The primary risks are:

1. The stock never vests because you leave the company or the company closes.

2. A significant decrease in the stock price between the grant and vesting/sale dates.

In both risk cases, you end up recognizing and paying taxes on income you never realized.

Without an 83(b) election, you will pay ordinary income and payroll tax on the RSAs as of the date the stock vests to you (aka the date it becomes unrestricted). Any gain from that date forward is taxed as a short- or long-term capital gain, depending on how long you own the then unrestricted stock.

For the RSAs of a pre-IPO company the rewards of a Section 83(b) election can be extraordinary … but the risk significant. 

RSUs vs. RSAs

At the time of the grant, there are no taxes to pay, no special elections to make — e.g., no Section 83(b) election for an RSU — and no nifty trading strategies to contemplate.

In order for these shares to actually come into existence and for you to receive them, you must wait until your RSUs vest. Companies impose different restrictions and requirements on the vesting of RSUs, and your grant agreement will communicate the terms associated with yours. 

These awards exist as a way to promote loyalty and encourage commitment to the overall success of the business. Although they’re more commonly awarded to employees, RSUs are granted to non-employees in some cases as well.

Many grants will require that you remain employed or associated through a specific date or dates — sometimes several years — in the future. Other grants will also require you to achieve specific milestones before awarding the actual stock. These specific types of grants are sometimes referred to as performance stock units (PSUs).

Where to Get Information About Your RSAs or RSUs

The main document(s) to help you understand your RSAs or RSUs are your stock plan, grant agreement, grant notice, or the like. This document typically looks like a legal document with provisions, restrictions, and other detailed language.

Pro Tip: It’s important to know there’s generally not one universal document if you have multiple types of equity compensation. If you have multiple awards, you’ll likely have a separate grant agreement for each of your awards, and your employer may implement different features for different equity comp plans. We ask clients to share each separate grant agreement, stock option plan, and other informational documents about their equity compensation plan(s).

▶︎ Vesting Terms

The single most important part of a grant notice is the vesting terms. You gain control of actual stock once you meet these terms. When you receive actual stock, you are then able to make decisions on whether to hold and/or sell the shares. 

▶︎ Time-Based Vesting

For time-based vesting, you will find graded or cliff vesting schedules. Graded vesting means that you receive the stock in installments. Cliff vesting means that you receive the stock all at once.

Vesting Schedule Example

▶︎ Performance-Based Vesting 

To incentivize employees to make the company more profitable, some RSU and most RSA grants tie the vesting of the awards to measurable metrics of performance. The plan document will show the milestones and formulas that the company considers.

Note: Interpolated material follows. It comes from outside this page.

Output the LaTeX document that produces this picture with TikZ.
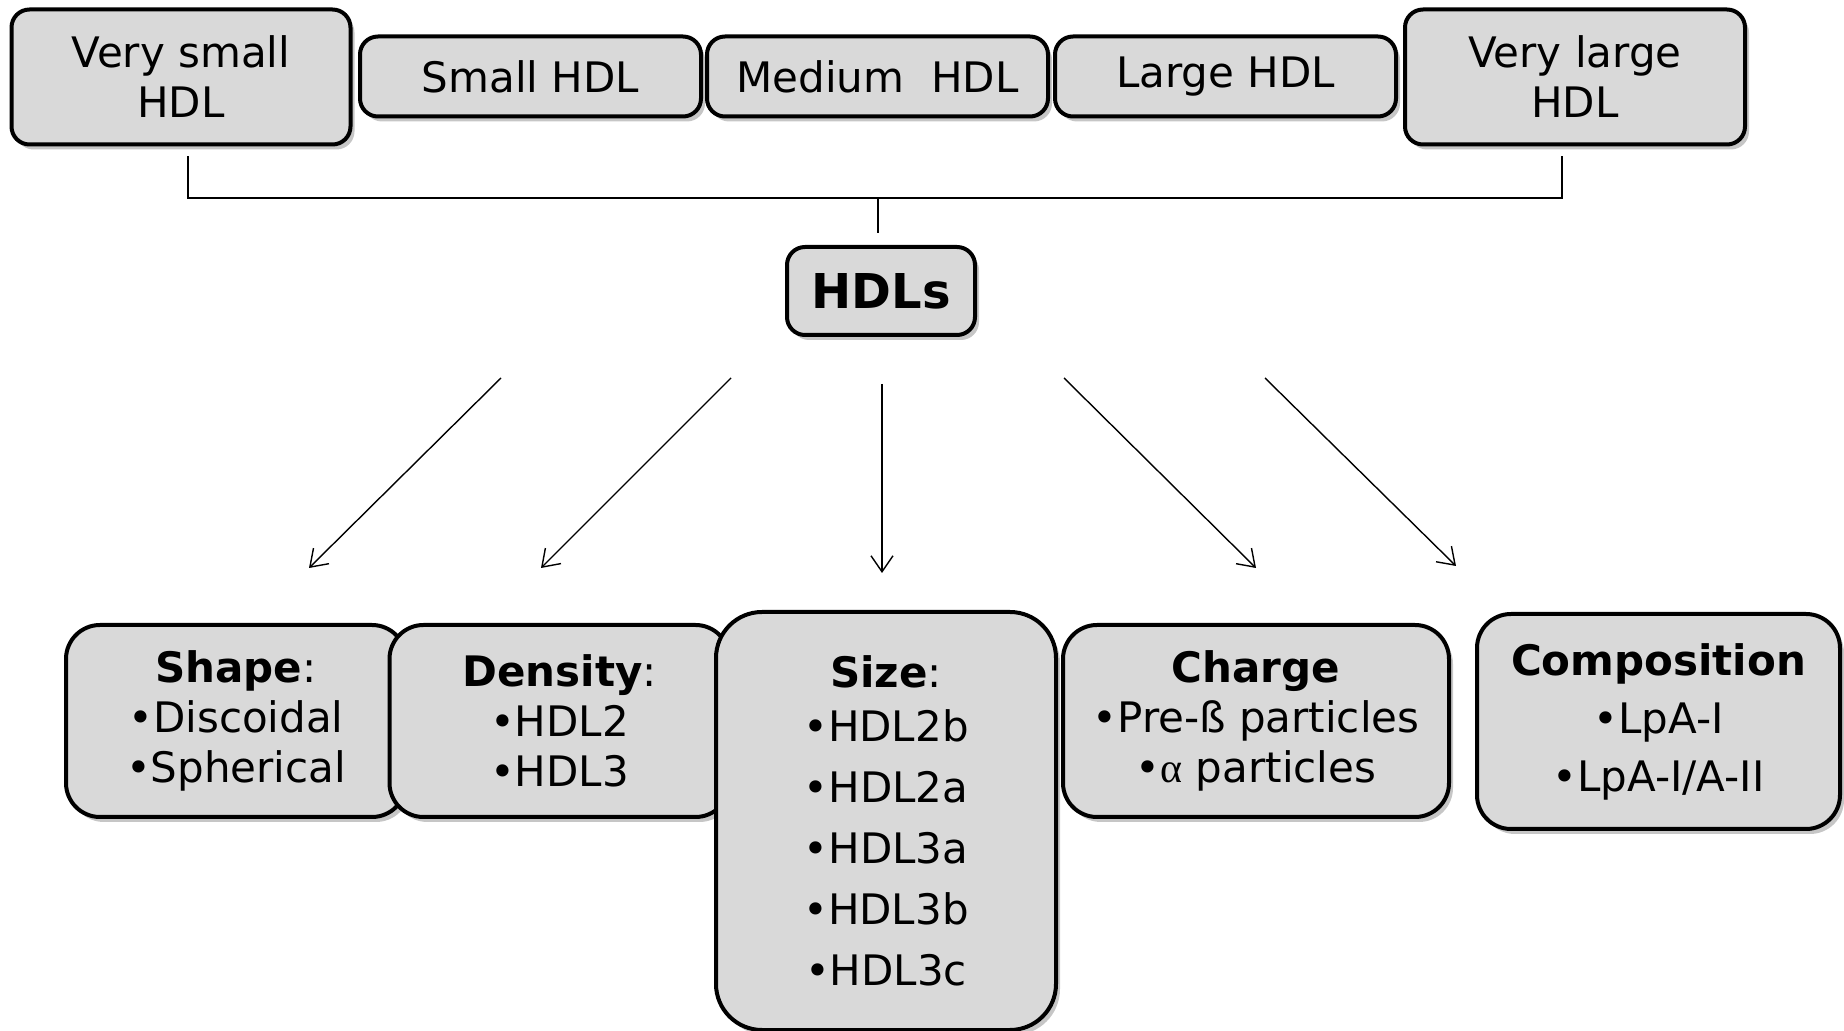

▶︎ Double-trigger vesting 

Pre-IPO companies that use RSUs will typically have what’s called double-trigger vesting. The first trigger is the more common time- or performance-based vesting with the second being a liquidity event. This solves the issue of illiquid stock being taxable without a means of selling shares to raise cash and/or pay the taxes.

▶︎ Trading Restrictions 

If the stock involves a publicly traded company, you may be limited to specific timeframes during which you can sell your shares. If these restrictions apply to you, your company will typically share an insider trading policy and may reiterate it in the grant notice.

What to Do with RSAs and RSUs

Pro-tip: When RS or an RSU vests, ask yourself this question: “If this were cash, would I use it to buy this company’s stock?”

If your answer is “no,” consider selling the shares immediately and deploying the cash as you otherwise would in your financial plan. This will limit your your investment exposure.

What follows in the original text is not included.